With a diverse portfolio of snacks and drinks, PepsiCo has remained steady despite the market volatility. It is a dividend aristocrat that has increased dividends each year for over 50 years. The stock is down 14% year-to-date and 23% in 12 months. It is exchanging hands for $129 and is almost at its 52-week low of $127. I believe a dip in the stock is a chance to buy. 

The current dip is due to lower consumer spending and tariff impacts. But the business hasn’t lost it all. While one shouldn’t expect the company to grow as it did in the past, its dividends will remain stable with a payout ratio of 72%. 

In 2024, PepsiCo reported a free cash flow of $7.2 billion and paid the same in dividends. Besides that, it invested $5.3 billion in the business which will pay off in the coming years. It is transitioning to more natural ingredients and aims to turn around its North American business.

Pepsi is a very stable dividend stock since the management believes in rewarding shareholders and they’ve done it for decades. As the revenue increases, we can expect Pepsi to raise the dividends. Despite the soft performance, PepsiCo is a giant worth betting on. 

Verizon store  

Verizon Communications

Dividend yield: 6.40%

Telecom stock Verizon (NYSE:VZ) is a high-yield dividend investment that will pay off in the years to come. It is the largest wireless carrier in the country and has a business that generates steady cash flow. With its impressive network and new devices on the horizon, the company is on the high road. 

Trading for $42.36, Verizon stock is up 5.35% year-to-date and 6.4% in 6 months. It has a forward P/E ratio of 10.07 which is much lower than the industry average of 20.69. VZ stock is trading at a discount which is a chance to buy. The company has increased dividends for the past 18 years and has a dividend yield of 6.40%.

For the first quarter, the company reported an operating cash flow of $7.8 billion and a free cash flow of $3.6 billion. Verizon generated $18.7 billion in cash flow in 2024 and paid $11 billion in dividends. It has enough cash to reward shareholders and also invest in the business. The management is taking additional steps to retain existing customers which can help regain its market share. 

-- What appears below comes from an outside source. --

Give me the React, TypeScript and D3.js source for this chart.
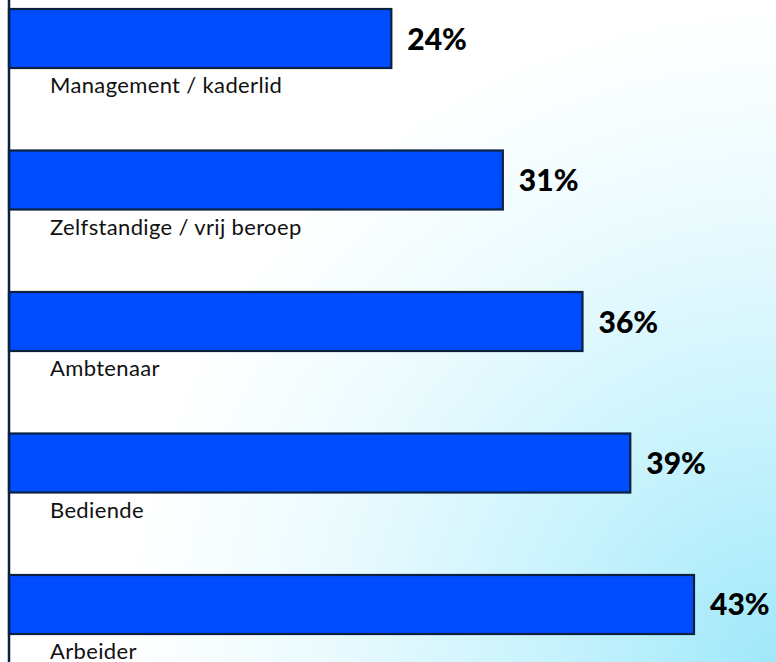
import React from "react";
import * as d3 from "d3";

const categories = [
  "Management / kaderlid",
  "Zelfstandige / vrij beroep",
  "Ambtenaar",
  "Bediende",
  "Arbeider",
];
const values = [24, 31, 36, 39, 43];
const valueLabels = ["24%", "31%", "36%", "39%", "43%"];

const W = 776;
const H = 662;

export default function App() {
  const x = d3.scaleLinear().domain([0, 43]).range([9, 694]);
  const y = d3
    .scaleBand<string>()
    .domain(categories)
    .range([9, 634])
    .paddingInner(0.583)
    .paddingOuter(0);
  const bw = y.bandwidth();

  return (
    <svg
      width={W}
      height={H}
      style={{ position: "absolute", left: 0, top: 0, display: "block" }}
    >
      <defs>
        <radialGradient
          id="bg"
          gradientUnits="userSpaceOnUse"
          cx={776}
          cy={662}
          r={660}
        >
          <stop offset="0" stopColor="#a0e8fa" />
          <stop offset="0.35" stopColor="#c8f3fd" />
          <stop offset="0.7" stopColor="#ecfbfe" />
          <stop offset="1" stopColor="#ffffff" />
        </radialGradient>
      </defs>
      <rect x={0} y={0} width={W} height={H} fill="url(#bg)" />
      {categories.map((c, i) => {
        const y0 = y(c)!;
        return (
          <g key={c}>
            <rect
              x={x(0)}
              y={y0}
              width={x(values[i]) - x(0)}
              height={bw}
              fill="#004cff"
              stroke="#0b2140"
              strokeWidth={2.2}
            />
            <text
              x={x(values[i]) + 16}
              y={y0 + bw / 2 + 11}
              fontFamily="Lato"
              fontWeight={900}
              fontSize={30}
              fill="#000"
            >
              {valueLabels[i]}
            </text>
            <text
              x={50}
              y={y0 + bw + 25}
              fontFamily="Lato"
              fontSize={22}
              letterSpacing={0.35}
              fill="#111"
            >
              {c}
            </text>
          </g>
        );
      })}
      <line x1={9} x2={9} y1={0} y2={H} stroke="#0b2140" strokeWidth={2.5} />
    </svg>
  );
}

One thing to keep in mind is that the telecommunications industry will always remain relevant. People are glued to their phones and nobody will be willing to give up their wireless services. This is where Verizon benefits. It operates in one of the most important industries as the largest carrier and has a solid balance sheet. 

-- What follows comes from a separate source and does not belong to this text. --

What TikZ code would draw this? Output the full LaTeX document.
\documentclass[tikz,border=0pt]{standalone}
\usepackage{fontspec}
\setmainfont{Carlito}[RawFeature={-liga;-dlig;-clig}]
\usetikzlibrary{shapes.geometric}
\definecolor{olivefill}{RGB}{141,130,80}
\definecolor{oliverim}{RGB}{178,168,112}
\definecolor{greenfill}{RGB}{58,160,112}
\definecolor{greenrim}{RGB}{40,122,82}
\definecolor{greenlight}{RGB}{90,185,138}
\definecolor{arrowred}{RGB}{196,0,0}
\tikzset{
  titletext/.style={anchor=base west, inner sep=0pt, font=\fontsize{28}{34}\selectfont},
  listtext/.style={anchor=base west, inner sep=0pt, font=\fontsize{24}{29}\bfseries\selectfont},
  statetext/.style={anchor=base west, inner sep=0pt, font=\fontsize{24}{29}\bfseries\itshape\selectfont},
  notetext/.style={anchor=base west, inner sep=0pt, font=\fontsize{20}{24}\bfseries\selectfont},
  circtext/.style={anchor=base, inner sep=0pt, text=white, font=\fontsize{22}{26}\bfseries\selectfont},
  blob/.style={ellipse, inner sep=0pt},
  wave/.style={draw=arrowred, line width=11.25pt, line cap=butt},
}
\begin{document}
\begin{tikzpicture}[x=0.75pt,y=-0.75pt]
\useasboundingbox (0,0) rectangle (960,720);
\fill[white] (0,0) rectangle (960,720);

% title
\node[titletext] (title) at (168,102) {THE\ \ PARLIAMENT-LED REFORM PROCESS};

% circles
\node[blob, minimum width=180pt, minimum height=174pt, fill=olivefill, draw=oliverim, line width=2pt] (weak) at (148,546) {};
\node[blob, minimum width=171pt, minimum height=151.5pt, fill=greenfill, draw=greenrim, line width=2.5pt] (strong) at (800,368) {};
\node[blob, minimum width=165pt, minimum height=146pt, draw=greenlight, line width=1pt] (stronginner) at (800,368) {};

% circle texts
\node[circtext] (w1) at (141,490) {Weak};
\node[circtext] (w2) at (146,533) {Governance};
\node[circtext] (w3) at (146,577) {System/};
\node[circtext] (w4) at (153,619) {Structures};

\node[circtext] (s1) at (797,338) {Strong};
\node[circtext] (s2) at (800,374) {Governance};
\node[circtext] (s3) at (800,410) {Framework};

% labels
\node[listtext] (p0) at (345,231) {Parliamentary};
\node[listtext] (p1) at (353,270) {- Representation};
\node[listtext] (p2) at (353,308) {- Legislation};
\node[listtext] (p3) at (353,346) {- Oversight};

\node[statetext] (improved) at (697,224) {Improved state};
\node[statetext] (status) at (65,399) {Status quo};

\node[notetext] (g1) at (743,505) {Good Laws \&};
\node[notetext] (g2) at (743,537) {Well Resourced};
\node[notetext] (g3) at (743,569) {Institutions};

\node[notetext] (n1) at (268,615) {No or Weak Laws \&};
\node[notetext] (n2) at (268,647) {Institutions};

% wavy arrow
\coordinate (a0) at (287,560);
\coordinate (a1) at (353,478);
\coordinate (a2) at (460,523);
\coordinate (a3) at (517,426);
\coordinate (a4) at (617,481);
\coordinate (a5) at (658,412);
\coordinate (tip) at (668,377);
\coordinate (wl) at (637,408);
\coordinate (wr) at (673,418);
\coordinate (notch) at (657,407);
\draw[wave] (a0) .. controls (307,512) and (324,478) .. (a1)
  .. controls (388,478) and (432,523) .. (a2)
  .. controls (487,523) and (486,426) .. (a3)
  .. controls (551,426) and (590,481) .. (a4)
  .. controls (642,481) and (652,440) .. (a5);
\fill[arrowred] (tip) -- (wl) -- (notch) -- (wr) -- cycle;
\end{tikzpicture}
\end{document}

The revenue and profit growth have remained stagnant in recent years but the company hasn’t faltered on the dividends. It has maintained the payout for over a decade and has the ability to sustain it. 

Chevron Corporation

Dividend yield: 4.66%

When holding stocks forever, you want to pick companies that will never run out of business. These are well-established, strong players with the right assets and market share. Chevron Corporation (NYSE: CVX), Warren Buffett’s favorite stock is a solid bet even if oil prices fall. 

Berkshire Hathaway (NYSE:BRK-A)(NYSE:BRK-B) owns 6.8% of Chevron’s shares. The oil and gas industry is one of the most important sectors in the U.S. and if the tensions across the Middle East continue to rise, we could see oil prices soar. Chevron stock is exchanging hands for $145 and has remained flat year-to-date. It has dropped 8.8% in 12 months due to the dip in crude oil prices. The company has a dividend yield of 4.71% and has raised dividends for 38 years.

In the first quarter, it reported earnings of $3.5 billion and returned $6.9 billion to shareholders. It saw a significant dip in net profit due to the falling oil prices but its long-term picture looks promising. Despite the asset price volatility and geopolitical tensions, Chevron has never suspended its dividends which makes it a highly stable stock to own. 

The oil giant has several projects that could boost its production in the coming years. It completed the Future Growth Project in Kazakhstan and another in the Gulf of Mexico. They could generate an additional $9 billion in free cash flow next year. The highly diversified business is also working to expand its carbon energy business. Even if oil prices drop to $60 per barrel, Chevron is in a position to generate a profit.